Fresh from the new album Seat Of Dreams, the acoustic presentation of The Trap showcases No Signal as all at once ambiently intentional, conceptually thoughtful, and musically skillful and expressive.
There’s a certain classic soft-rock quality to the delivery, feeling far more like a stripped back performance from a heavier band than anything purely folk (as the guitar picking might briefly imply). As the song progresses, the leading voice grips you more and more – moving from delicate and nearly whispered during the introduction, to ultimately passionate and just gritty enough to really present this story-line with genuine heart and struggle.

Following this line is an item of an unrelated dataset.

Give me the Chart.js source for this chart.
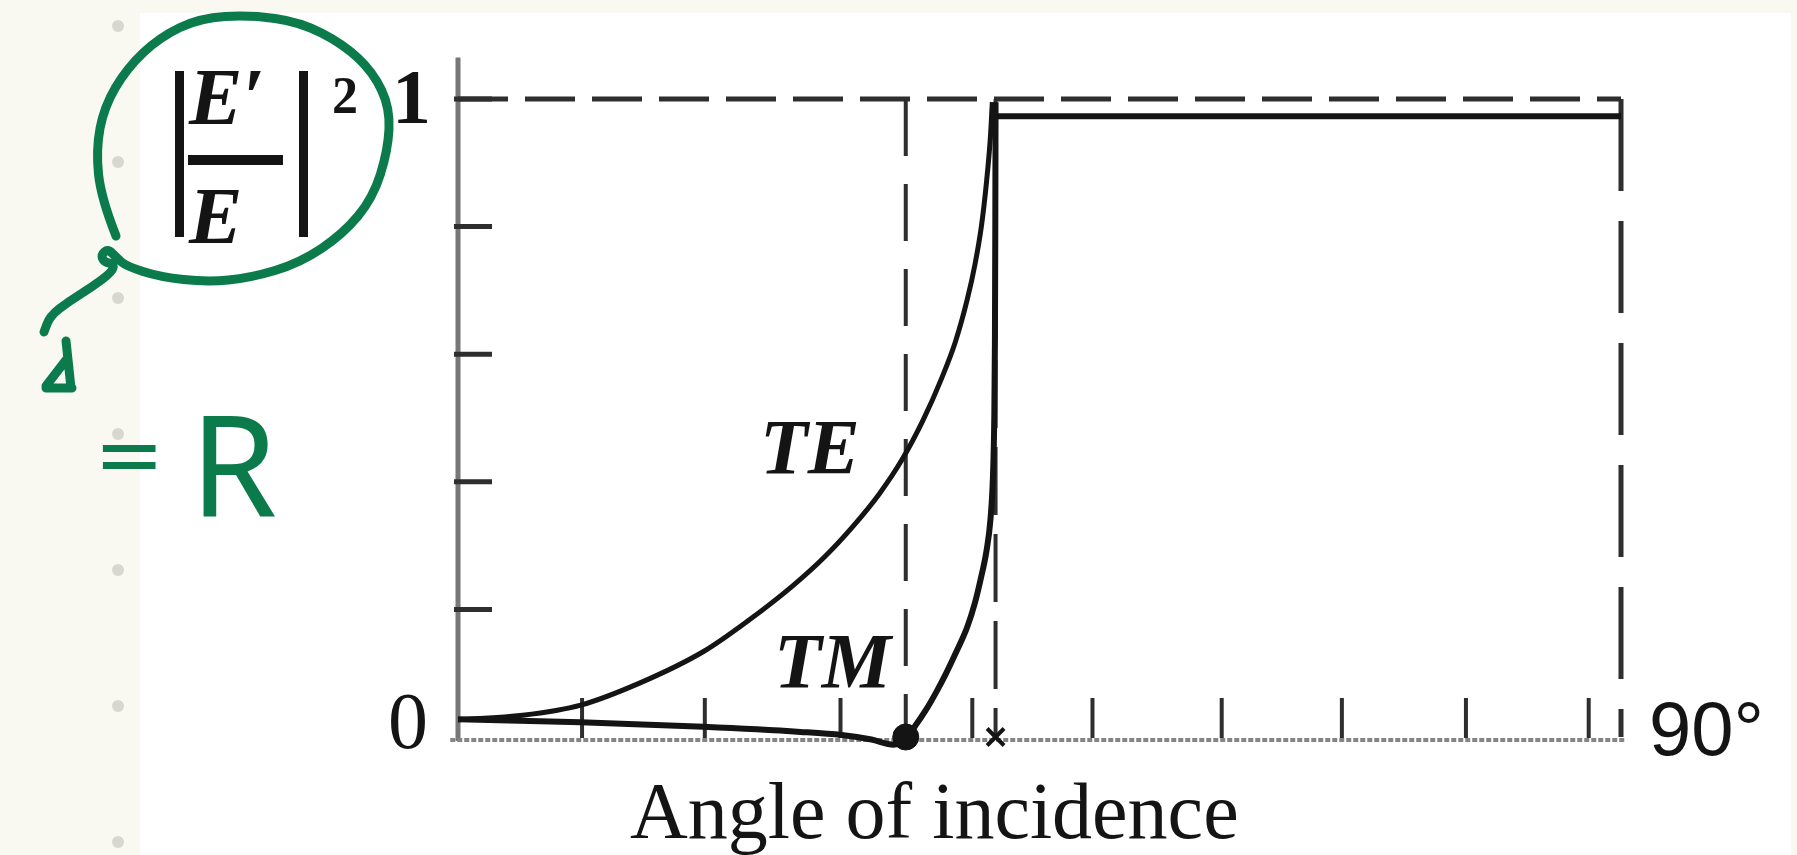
<!DOCTYPE html>
<html>
<head>
<meta charset="utf-8">
<title>Reflection at a glass–air surface</title>
<script src="https://cdn.jsdelivr.net/npm/chart.js@4/dist/chart.umd.min.js"></script>
<style>
  html, body { margin: 0; padding: 0; background: #f9f9f2; }
  #wrap { width: 1797px; height: 855px; position: relative; }
</style>
</head>
<body>
<div id="wrap"><canvas id="chart-reflect"></canvas></div>
<script>
// |E'/E|^2 against angle of incidence, internal reflection (glass -> air)
const teAngle = [0, 5, 9.5, 14, 19, 22.5, 25.9, 28.4, 30.6, 32.6, 34.4, 36.0, 37.4, 38.5, 39.4, 40.0, 40.5, 40.9, 41.2, 41.35];
const teValue = [0.027, 0.034, 0.05, 0.084, 0.134, 0.183, 0.237, 0.283, 0.331, 0.381, 0.436, 0.497, 0.561, 0.62, 0.685, 0.74, 0.8, 0.87, 0.94, 0.995];

const tmAngle = [0, 9.5, 19, 26.5, 29.7, 32, 33.7, 34.65, 35.4, 36.2, 37.0, 37.8, 38.6, 39.4, 40.0, 40.5, 40.9, 41.2, 41.4, 41.5, 41.55, 41.58, 41.6];
const tmValue = [0.028, 0.023, 0.016, 0.008, 0.003, -0.004, -0.012, -0.002, 0.018, 0.042, 0.07, 0.101, 0.135, 0.172, 0.21, 0.252, 0.292, 0.34, 0.41, 0.5, 0.62, 0.8, 0.995];

// total reflection beyond the critical angle
const plateauAngle = [41.5, 90];
const plateauValue = [0.973, 0.973];

const brewsterAngle = 34.65;
const criticalAngle = 41.6;
const maxAngle = 90;

const angleTicks = [9.6, 19.1, 29.6, 39.8, 49.1, 59.1, 68.4, 78.0, 87.5];
const valueTicks = [0.2, 0.4, 0.6, 0.8, 1];

const pts = (xs, ys) => xs.map((x, i) => ({ x, y: ys[i] }));

const INK = '#141414';
const GUIDE = '#2e2e2e';
const PEN = '#0b7b4b';

function smoothStroke(ctx, p) {
  ctx.beginPath();
  ctx.moveTo(p[0][0], p[0][1]);
  for (let i = 1; i < p.length - 1; i++) {
    const mx = (p[i][0] + p[i + 1][0]) / 2;
    const my = (p[i][1] + p[i + 1][1]) / 2;
    ctx.quadraticCurveTo(p[i][0], p[i][1], mx, my);
  }
  const last = p[p.length - 1];
  ctx.lineTo(last[0], last[1]);
  ctx.stroke();
}

const figureDecor = {
  id: 'figureDecor',
  beforeDraw(chart) {
    const { ctx, width, height } = chart;
    ctx.save();
    ctx.fillStyle = '#f9f9f2';
    ctx.fillRect(0, 0, width, height);
    ctx.fillStyle = '#ffffff';
    ctx.fillRect(140, 13, 1651, height - 13);
    // notebook dots down the margin
    ctx.fillStyle = '#d7d7d0';
    for (let k = 0; k < 7; k++) {
      ctx.beginPath();
      ctx.arc(118, 26 + 136 * k, 6, 0, Math.PI * 2);
      ctx.fill();
    }
    ctx.restore();
  },
  beforeDatasetsDraw(chart) {
    const { ctx } = chart;
    const xs = chart.scales.x, ys = chart.scales.y;
    const x0 = xs.getPixelForValue(0), y0 = ys.getPixelForValue(0);
    ctx.save();
    // axes
    ctx.strokeStyle = '#777777';
    ctx.lineWidth = 5;
    ctx.beginPath();
    ctx.moveTo(x0, ys.getPixelForValue(1.065));
    ctx.lineTo(x0, y0 + 4);
    ctx.stroke();
    ctx.strokeStyle = '#858585';
    ctx.lineWidth = 4;
    ctx.setLineDash([5, 2]);
    ctx.beginPath();
    ctx.moveTo(xs.getPixelForValue(-0.6), y0 + 3);
    ctx.lineTo(xs.getPixelForValue(maxAngle + 0.3), y0 + 3);
    ctx.stroke();
    ctx.setLineDash([]);
    // inward tick marks
    ctx.strokeStyle = GUIDE;
    ctx.lineWidth = 5;
    valueTicks.forEach(v => {
      const y = ys.getPixelForValue(v);
      ctx.beginPath();
      ctx.moveTo(x0 - 4, y);
      ctx.lineTo(x0 + 34, y);
      ctx.stroke();
    });
    ctx.lineWidth = 4;
    angleTicks.forEach(a => {
      const x = xs.getPixelForValue(a);
      ctx.beginPath();
      ctx.moveTo(x, y0 - 39);
      ctx.lineTo(x, y0 + 1);
      ctx.stroke();
    });
    ctx.restore();
  },
  afterDraw(chart) {
    const { ctx } = chart;
    const xs = chart.scales.x, ys = chart.scales.y;
    const x0 = xs.getPixelForValue(0), y0 = ys.getPixelForValue(0), y1 = ys.getPixelForValue(1);
    const x90 = xs.getPixelForValue(maxAngle);
    ctx.save();
    ctx.fillStyle = INK;
    ctx.textBaseline = 'alphabetic';

    // axis values
    ctx.font = '80px "Liberation Serif"';
    ctx.textAlign = 'right';
    ctx.fillText('0', x0 - 30, y0 + 11);
    ctx.font = 'bold 78px "Liberation Serif"';
    ctx.textAlign = 'left';
    ctx.fillText('1', x0 - 66, y1 + 24);
    ctx.font = '76px "Liberation Sans"';
    ctx.fillText('90°', x90 + 28, y0 + 18);

    // curve names
    ctx.font = 'bold italic 78px "Liberation Serif"';
    ctx.fillText('TE', 760, 473);
    ctx.fillText('TM', 774, 687);

    ctx.font = '80px "Liberation Serif"';
    ctx.fillText('Angle of incidence', 630, 838);

    // |E'/E|^2
    ctx.font = 'bold italic 80px "Liberation Serif"';
    ctx.fillText('E′', 189, 124);
    ctx.fillText('E', 189, 243);
    ctx.fillRect(188, 155, 95, 10);
    ctx.fillRect(175, 71, 9, 166);
    ctx.fillRect(299, 71, 9, 166);
    ctx.font = 'bold 52px "Liberation Serif"';
    ctx.fillText('2', 332, 113);

    // green pen notes
    ctx.strokeStyle = PEN;
    ctx.fillStyle = PEN;
    ctx.lineWidth = 9;
    ctx.lineCap = 'round';
    ctx.lineJoin = 'round';
    smoothStroke(ctx, [
      [116, 236], [101, 198], [96, 150], [104, 107], [127, 68], [160, 37], [200, 18],
      [250, 15], [300, 22], [343, 44], [373, 72], [390, 108], [388, 150], [373, 198],
      [343, 234], [300, 263], [250, 278], [207, 282], [160, 277], [126, 266],
      [117, 258], [108, 249], [101, 255], [104, 262], [114, 264], [112, 272],
      [92, 287], [68, 302], [50, 316], [44, 332]
    ]);
    ctx.beginPath();
    ctx.moveTo(66, 341); ctx.lineTo(71, 388);
    ctx.moveTo(46, 386); ctx.lineTo(66, 360);
    ctx.moveTo(46, 388); ctx.lineTo(72, 388);
    ctx.stroke();
    ctx.font = '84px "DejaVu Sans"';
    ctx.fillText('=', 94, 483);
    ctx.font = '140px "Noto Sans"';
    ctx.fillText('R', 190, 517);
    ctx.restore();
  }
};

const curve = (data, width) => ({
  data, borderColor: INK, borderWidth: width, cubicInterpolationMode: 'monotone',
  pointRadius: 0, clip: false, fill: false
});
const guide = (data, dash, width) => ({
  data, borderColor: GUIDE, borderWidth: width, borderDash: dash,
  borderCapStyle: 'butt', pointRadius: 0, tension: 0, clip: false, fill: false
});

new Chart(document.getElementById('chart-reflect'), {
  type: 'line',
  data: {
    datasets: [
      { data: pts([brewsterAngle], [0]), showLine: false, pointRadius: 13,
        pointBackgroundColor: INK, pointBorderColor: INK, clip: false },
      { data: pts([criticalAngle], [0]), showLine: false, pointStyle: 'crossRot',
        pointRadius: 12, pointBorderWidth: 4, pointBorderColor: INK, clip: false },
      curve(pts(teAngle, teValue), 5),
      curve(pts(tmAngle, tmValue), 6),
      { ...curve(pts(plateauAngle, plateauValue), 6), cubicInterpolationMode: 'default', tension: 0 },
      guide(pts([0, maxAngle], [1, 1]), [50, 17], 5),
      guide(pts([brewsterAngle, brewsterAngle], [1, 0]), [57, 28], 4),
      guide(pts([criticalAngle, criticalAngle], [1, 0]), [68, 19], 4),
      guide(pts([maxAngle, maxAngle], [1, 0]), [92, 30], 5)
    ]
  },
  options: {
    responsive: true,
    maintainAspectRatio: false,
    devicePixelRatio: 1,
    animation: false,
    events: [],
    layout: { padding: { left: 458, right: 176, top: 99, bottom: 118 } },
    plugins: { legend: { display: false }, tooltip: { enabled: false } },
    scales: {
      x: { type: 'linear', min: 0, max: maxAngle, display: false },
      y: { type: 'linear', min: 0, max: 1, display: false }
    }
  },
  plugins: [figureDecor]
});
</script>
</body>
</html>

The Trap is a beautiful song, poetic and personal in precisely the kind of way that tends to reach out and draw over the deep thinking music fans for a moment of absolute isolation and escapism. The word classic came to mind as the performance is mildly reminiscent of rock breakdowns from the nineties – the MTV Unplugged days that hit hard for their emotional and honest auras. While The Trap does indeed build and build, every stylistic choice makes perfect sense in terms of the progressing story-line – subtle hints of evolution help really drive home the concept and the impact of this on the singer or central character.
This is, ultimately, a powerful and a quite stunning piece of writing and performance, that builds up and falls away gorgeously. The rest of the album appeals all the more so for the purity and realness offered up here.